| PROBLEM TO SOLVE |
Start at the line containing "Convert this chart to Plotly code.", stop at the line containing "annotations = []", and please reproduce every line in between, both ends included, without pictures.

| SUPPLIED RECORDS |
## BEGIN

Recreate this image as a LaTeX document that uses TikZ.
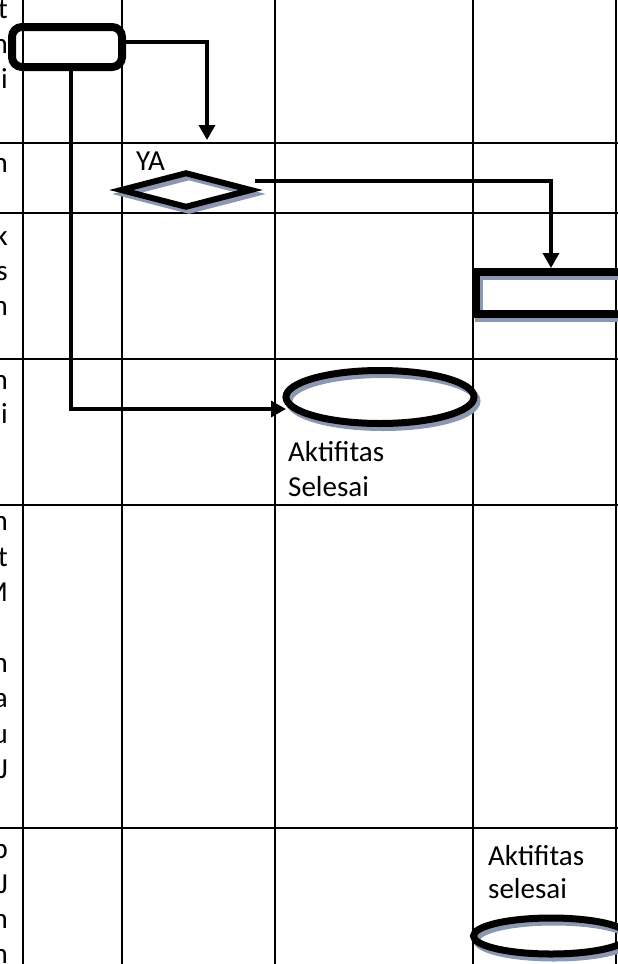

## END
## BEGIN

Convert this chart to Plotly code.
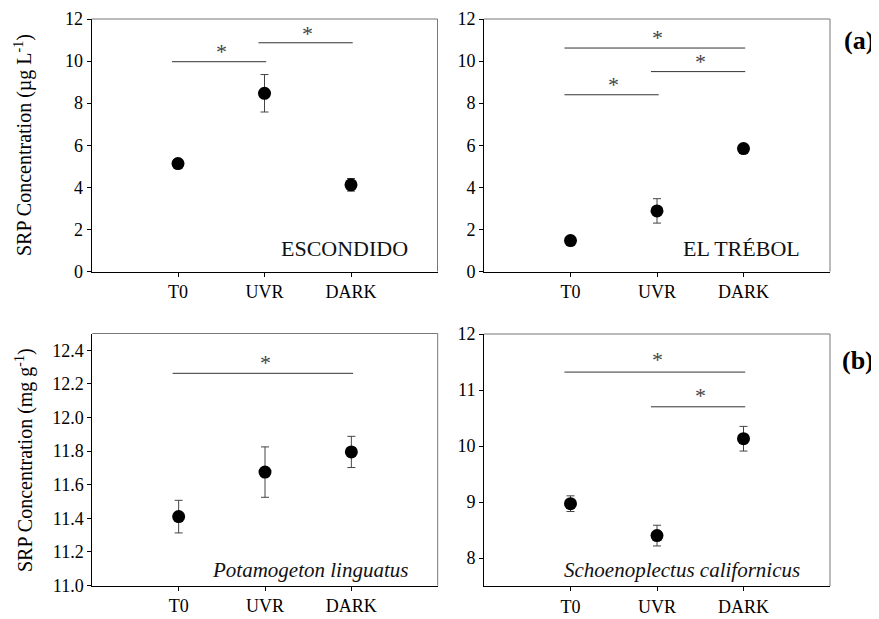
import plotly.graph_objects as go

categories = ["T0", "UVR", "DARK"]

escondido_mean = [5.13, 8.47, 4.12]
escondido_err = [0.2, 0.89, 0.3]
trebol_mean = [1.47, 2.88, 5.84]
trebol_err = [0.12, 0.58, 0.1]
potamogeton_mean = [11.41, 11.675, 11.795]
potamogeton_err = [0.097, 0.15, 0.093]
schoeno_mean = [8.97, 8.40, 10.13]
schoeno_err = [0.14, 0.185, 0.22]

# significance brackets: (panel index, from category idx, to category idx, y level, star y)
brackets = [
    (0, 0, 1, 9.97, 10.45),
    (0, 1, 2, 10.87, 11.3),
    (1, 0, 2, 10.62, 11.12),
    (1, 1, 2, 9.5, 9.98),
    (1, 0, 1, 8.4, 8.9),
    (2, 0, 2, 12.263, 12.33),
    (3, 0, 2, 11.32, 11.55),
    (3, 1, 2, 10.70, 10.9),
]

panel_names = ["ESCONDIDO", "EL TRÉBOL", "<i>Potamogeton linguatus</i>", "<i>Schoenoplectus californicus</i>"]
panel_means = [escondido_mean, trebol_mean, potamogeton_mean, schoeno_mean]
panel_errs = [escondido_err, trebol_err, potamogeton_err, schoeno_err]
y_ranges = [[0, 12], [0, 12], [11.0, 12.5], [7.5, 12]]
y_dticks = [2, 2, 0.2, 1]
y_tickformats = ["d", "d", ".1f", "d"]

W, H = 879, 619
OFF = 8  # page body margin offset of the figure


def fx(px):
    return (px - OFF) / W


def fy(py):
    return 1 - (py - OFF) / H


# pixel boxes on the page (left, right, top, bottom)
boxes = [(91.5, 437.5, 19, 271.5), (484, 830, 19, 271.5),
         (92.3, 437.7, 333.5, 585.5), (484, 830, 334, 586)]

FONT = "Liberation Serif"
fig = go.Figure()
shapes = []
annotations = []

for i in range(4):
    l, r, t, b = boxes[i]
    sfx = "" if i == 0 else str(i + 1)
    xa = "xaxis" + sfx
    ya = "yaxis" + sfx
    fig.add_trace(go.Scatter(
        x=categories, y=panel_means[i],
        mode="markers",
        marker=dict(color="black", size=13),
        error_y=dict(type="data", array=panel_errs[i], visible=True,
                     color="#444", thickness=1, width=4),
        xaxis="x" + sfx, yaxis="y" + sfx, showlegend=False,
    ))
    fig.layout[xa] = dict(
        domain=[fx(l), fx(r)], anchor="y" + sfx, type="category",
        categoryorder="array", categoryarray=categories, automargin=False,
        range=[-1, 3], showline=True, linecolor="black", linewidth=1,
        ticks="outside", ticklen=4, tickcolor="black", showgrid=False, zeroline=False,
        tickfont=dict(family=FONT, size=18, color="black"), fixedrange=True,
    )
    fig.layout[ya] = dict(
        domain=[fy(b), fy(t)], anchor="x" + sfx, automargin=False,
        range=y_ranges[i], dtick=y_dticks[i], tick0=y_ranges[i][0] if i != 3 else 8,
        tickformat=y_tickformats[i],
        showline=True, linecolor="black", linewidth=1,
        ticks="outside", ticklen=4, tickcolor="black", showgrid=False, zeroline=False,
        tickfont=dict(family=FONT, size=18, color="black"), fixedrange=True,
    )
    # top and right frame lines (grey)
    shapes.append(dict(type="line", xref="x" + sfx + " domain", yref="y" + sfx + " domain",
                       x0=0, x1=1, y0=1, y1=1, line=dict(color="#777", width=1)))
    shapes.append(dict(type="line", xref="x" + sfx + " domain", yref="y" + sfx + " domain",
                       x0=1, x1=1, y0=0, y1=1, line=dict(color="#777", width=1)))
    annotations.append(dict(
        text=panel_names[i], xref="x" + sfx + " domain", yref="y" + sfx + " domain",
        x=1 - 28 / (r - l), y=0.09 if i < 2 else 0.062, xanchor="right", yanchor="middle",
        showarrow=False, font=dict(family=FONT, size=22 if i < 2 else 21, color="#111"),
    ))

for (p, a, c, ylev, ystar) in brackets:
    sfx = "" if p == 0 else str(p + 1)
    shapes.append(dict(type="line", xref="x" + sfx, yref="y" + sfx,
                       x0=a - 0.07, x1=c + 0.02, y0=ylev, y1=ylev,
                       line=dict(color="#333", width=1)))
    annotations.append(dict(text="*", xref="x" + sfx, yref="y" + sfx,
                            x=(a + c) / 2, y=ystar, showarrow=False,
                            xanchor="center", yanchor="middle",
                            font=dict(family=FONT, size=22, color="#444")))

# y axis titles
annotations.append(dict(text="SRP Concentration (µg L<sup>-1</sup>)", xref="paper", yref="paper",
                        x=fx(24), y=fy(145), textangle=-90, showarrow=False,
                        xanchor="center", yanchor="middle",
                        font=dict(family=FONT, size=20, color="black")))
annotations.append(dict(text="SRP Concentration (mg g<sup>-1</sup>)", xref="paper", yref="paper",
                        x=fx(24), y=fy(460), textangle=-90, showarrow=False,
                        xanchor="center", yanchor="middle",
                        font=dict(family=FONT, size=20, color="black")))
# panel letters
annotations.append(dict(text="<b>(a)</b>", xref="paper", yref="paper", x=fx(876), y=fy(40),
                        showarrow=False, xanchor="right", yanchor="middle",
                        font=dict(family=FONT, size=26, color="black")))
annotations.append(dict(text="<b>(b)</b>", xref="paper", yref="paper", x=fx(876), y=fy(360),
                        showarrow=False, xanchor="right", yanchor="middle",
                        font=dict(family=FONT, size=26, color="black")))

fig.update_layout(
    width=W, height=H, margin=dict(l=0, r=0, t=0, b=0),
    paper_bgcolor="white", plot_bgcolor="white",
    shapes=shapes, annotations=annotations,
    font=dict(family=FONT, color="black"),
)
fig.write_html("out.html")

## END

| RESULT |
Convert this chart to Plotly code.
import plotly.graph_objects as go

categories = ["T0", "UVR", "DARK"]

escondido_mean = [5.13, 8.47, 4.12]
escondido_err = [0.2, 0.89, 0.3]
trebol_mean = [1.47, 2.88, 5.84]
trebol_err = [0.12, 0.58, 0.1]
potamogeton_mean = [11.41, 11.675, 11.795]
potamogeton_err = [0.097, 0.15, 0.093]
schoeno_mean = [8.97, 8.40, 10.13]
schoeno_err = [0.14, 0.185, 0.22]

# significance brackets: (panel index, from category idx, to category idx, y level, star y)
brackets = [
    (0, 0, 1, 9.97, 10.45),
    (0, 1, 2, 10.87, 11.3),
    (1, 0, 2, 10.62, 11.12),
    (1, 1, 2, 9.5, 9.98),
    (1, 0, 1, 8.4, 8.9),
    (2, 0, 2, 12.263, 12.33),
    (3, 0, 2, 11.32, 11.55),
    (3, 1, 2, 10.70, 10.9),
]

panel_names = ["ESCONDIDO", "EL TRÉBOL", "<i>Potamogeton linguatus</i>", "<i>Schoenoplectus californicus</i>"]
panel_means = [escondido_mean, trebol_mean, potamogeton_mean, schoeno_mean]
panel_errs = [escondido_err, trebol_err, potamogeton_err, schoeno_err]
y_ranges = [[0, 12], [0, 12], [11.0, 12.5], [7.5, 12]]
y_dticks = [2, 2, 0.2, 1]
y_tickformats = ["d", "d", ".1f", "d"]

W, H = 879, 619
OFF = 8  # page body margin offset of the figure


def fx(px):
    return (px - OFF) / W


def fy(py):
    return 1 - (py - OFF) / H


# pixel boxes on the page (left, right, top, bottom)
boxes = [(91.5, 437.5, 19, 271.5), (484, 830, 19, 271.5),
         (92.3, 437.7, 333.5, 585.5), (484, 830, 334, 586)]

FONT = "Liberation Serif"
fig = go.Figure()
shapes = []
annotations = []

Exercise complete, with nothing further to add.